Retype nothing but the lines from the start of the material up to and including the line with "(electorate) at (464,19.5)". Pictures don't belong in the copy.

### INFORMATION PROVIDED
▬▬▬▬▬▬
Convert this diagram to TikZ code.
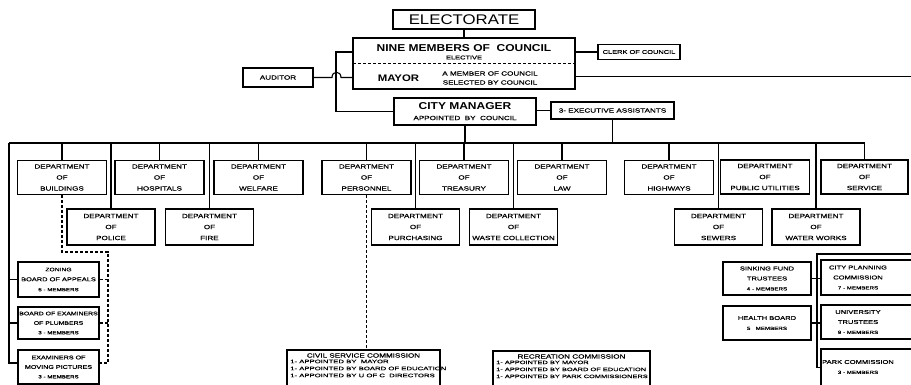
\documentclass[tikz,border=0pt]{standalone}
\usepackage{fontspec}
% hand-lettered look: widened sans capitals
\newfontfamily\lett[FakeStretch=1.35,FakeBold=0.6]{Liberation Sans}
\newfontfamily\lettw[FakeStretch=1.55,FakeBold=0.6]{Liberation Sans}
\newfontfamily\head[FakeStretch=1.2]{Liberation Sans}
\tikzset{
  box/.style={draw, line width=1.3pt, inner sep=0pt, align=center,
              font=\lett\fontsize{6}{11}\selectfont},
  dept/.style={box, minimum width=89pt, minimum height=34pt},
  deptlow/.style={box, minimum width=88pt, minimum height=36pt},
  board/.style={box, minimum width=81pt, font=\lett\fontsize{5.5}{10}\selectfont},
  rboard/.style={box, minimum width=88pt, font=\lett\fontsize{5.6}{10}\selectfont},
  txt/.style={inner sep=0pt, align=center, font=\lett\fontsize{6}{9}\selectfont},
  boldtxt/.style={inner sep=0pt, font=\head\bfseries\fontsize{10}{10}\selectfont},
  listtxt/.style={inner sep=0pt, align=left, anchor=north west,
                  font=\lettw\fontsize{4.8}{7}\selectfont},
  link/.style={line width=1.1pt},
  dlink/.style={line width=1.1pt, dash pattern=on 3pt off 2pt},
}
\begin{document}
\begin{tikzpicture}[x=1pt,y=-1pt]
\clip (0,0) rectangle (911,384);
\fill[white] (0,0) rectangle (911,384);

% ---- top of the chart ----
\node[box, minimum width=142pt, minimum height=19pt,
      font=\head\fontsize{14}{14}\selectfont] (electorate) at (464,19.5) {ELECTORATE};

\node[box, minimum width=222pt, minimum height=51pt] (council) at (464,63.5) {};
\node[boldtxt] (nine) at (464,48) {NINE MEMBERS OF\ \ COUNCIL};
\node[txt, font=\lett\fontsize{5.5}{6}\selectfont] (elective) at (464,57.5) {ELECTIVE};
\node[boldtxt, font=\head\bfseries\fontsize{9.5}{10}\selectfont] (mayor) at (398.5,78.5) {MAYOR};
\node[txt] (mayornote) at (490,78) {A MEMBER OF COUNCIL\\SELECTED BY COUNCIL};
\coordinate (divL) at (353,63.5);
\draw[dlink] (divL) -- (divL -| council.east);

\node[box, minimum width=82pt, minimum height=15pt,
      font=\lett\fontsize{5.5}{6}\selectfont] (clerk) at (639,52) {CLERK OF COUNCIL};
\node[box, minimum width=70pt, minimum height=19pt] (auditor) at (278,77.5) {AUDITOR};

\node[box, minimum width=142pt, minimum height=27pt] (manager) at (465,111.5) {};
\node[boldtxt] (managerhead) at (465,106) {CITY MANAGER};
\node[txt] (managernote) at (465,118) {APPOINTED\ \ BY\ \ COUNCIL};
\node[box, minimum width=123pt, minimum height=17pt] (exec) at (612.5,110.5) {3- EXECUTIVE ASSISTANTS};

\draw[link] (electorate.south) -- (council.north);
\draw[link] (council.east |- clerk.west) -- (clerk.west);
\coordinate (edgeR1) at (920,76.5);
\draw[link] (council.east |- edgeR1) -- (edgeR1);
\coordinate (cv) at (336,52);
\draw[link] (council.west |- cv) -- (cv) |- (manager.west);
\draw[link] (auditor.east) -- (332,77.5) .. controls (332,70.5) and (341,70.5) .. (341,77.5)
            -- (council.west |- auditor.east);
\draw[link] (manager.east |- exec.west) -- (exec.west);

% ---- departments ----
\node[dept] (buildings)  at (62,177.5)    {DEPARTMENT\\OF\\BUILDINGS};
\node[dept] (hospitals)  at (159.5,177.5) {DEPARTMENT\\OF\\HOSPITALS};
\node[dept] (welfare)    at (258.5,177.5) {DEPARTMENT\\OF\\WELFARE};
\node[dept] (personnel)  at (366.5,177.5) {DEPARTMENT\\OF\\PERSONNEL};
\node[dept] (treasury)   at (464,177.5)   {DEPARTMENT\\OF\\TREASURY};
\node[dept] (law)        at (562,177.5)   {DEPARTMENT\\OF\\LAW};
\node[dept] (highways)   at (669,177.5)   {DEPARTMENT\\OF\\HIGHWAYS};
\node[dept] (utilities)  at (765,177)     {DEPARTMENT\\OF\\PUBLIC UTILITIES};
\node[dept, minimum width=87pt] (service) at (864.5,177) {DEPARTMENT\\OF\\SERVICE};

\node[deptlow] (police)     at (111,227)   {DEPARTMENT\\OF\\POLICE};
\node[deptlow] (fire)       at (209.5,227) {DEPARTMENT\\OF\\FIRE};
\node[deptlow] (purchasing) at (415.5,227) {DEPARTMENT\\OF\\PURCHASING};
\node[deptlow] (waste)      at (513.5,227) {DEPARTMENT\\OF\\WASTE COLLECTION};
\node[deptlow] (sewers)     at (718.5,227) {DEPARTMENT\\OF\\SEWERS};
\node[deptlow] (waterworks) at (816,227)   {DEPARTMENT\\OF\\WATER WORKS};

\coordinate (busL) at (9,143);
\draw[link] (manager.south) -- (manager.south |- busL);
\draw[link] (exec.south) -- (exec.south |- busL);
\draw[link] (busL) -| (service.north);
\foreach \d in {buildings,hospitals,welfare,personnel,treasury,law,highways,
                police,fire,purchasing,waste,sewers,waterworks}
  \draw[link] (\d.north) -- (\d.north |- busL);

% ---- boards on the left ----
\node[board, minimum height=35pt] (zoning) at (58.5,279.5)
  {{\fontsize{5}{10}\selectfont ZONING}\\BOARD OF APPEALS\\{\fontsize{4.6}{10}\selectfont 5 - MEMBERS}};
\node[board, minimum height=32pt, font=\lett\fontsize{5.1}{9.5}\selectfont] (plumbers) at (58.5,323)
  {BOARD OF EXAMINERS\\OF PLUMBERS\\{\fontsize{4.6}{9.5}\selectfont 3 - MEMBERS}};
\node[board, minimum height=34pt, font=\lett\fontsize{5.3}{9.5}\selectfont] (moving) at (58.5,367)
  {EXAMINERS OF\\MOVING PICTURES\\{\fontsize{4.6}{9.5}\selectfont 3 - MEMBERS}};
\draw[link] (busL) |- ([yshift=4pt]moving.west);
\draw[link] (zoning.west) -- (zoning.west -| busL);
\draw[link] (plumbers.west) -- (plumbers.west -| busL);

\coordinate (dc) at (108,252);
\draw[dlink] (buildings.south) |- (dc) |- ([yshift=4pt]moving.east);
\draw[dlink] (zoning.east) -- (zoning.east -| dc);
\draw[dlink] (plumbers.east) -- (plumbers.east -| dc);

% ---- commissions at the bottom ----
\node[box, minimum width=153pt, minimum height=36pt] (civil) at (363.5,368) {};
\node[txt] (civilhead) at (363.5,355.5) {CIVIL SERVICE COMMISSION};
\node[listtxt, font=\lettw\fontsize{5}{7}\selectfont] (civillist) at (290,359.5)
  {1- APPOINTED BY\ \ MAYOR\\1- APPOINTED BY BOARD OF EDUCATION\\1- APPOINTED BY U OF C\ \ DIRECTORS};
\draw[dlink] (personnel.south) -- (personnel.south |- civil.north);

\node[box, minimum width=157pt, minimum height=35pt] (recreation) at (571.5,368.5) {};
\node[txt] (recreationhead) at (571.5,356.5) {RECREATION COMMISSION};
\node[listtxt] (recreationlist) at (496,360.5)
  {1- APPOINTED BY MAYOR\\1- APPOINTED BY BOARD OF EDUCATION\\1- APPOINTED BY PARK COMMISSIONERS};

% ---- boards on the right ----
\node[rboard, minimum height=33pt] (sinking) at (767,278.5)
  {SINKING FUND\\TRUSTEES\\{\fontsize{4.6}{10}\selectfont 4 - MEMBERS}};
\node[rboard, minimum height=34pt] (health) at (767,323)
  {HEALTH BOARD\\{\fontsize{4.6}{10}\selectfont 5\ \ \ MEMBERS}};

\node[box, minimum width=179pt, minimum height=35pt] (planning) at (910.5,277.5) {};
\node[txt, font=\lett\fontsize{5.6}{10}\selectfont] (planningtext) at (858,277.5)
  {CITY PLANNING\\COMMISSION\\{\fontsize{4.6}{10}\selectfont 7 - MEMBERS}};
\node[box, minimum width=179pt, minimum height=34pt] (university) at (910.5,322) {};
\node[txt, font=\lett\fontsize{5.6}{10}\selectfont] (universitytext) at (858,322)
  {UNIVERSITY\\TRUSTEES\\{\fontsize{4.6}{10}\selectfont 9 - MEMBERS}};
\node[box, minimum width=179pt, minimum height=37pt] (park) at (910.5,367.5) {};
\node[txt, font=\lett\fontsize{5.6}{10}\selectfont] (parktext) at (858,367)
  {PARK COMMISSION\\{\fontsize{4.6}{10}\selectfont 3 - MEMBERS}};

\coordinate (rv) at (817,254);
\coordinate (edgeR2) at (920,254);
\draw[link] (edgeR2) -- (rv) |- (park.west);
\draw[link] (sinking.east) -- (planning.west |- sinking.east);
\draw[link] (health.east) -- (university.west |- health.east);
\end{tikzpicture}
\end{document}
▬▬▬▬▬▬
### SOLUTION TO THE PROBLEM
Convert this diagram to TikZ code.
\documentclass[tikz,border=0pt]{standalone}
\usepackage{fontspec}
% hand-lettered look: widened sans capitals
\newfontfamily\lett[FakeStretch=1.35,FakeBold=0.6]{Liberation Sans}
\newfontfamily\lettw[FakeStretch=1.55,FakeBold=0.6]{Liberation Sans}
\newfontfamily\head[FakeStretch=1.2]{Liberation Sans}
\tikzset{
  box/.style={draw, line width=1.3pt, inner sep=0pt, align=center,
              font=\lett\fontsize{6}{11}\selectfont},
  dept/.style={box, minimum width=89pt, minimum height=34pt},
  deptlow/.style={box, minimum width=88pt, minimum height=36pt},
  board/.style={box, minimum width=81pt, font=\lett\fontsize{5.5}{10}\selectfont},
  rboard/.style={box, minimum width=88pt, font=\lett\fontsize{5.6}{10}\selectfont},
  txt/.style={inner sep=0pt, align=center, font=\lett\fontsize{6}{9}\selectfont},
  boldtxt/.style={inner sep=0pt, font=\head\bfseries\fontsize{10}{10}\selectfont},
  listtxt/.style={inner sep=0pt, align=left, anchor=north west,
                  font=\lettw\fontsize{4.8}{7}\selectfont},
  link/.style={line width=1.1pt},
  dlink/.style={line width=1.1pt, dash pattern=on 3pt off 2pt},
}
\begin{document}
\begin{tikzpicture}[x=1pt,y=-1pt]
\clip (0,0) rectangle (911,384);
\fill[white] (0,0) rectangle (911,384);

% ---- top of the chart ----
\node[box, minimum width=142pt, minimum height=19pt,
      font=\head\fontsize{14}{14}\selectfont] (electorate) at (464,19.5) {ELECTORATE};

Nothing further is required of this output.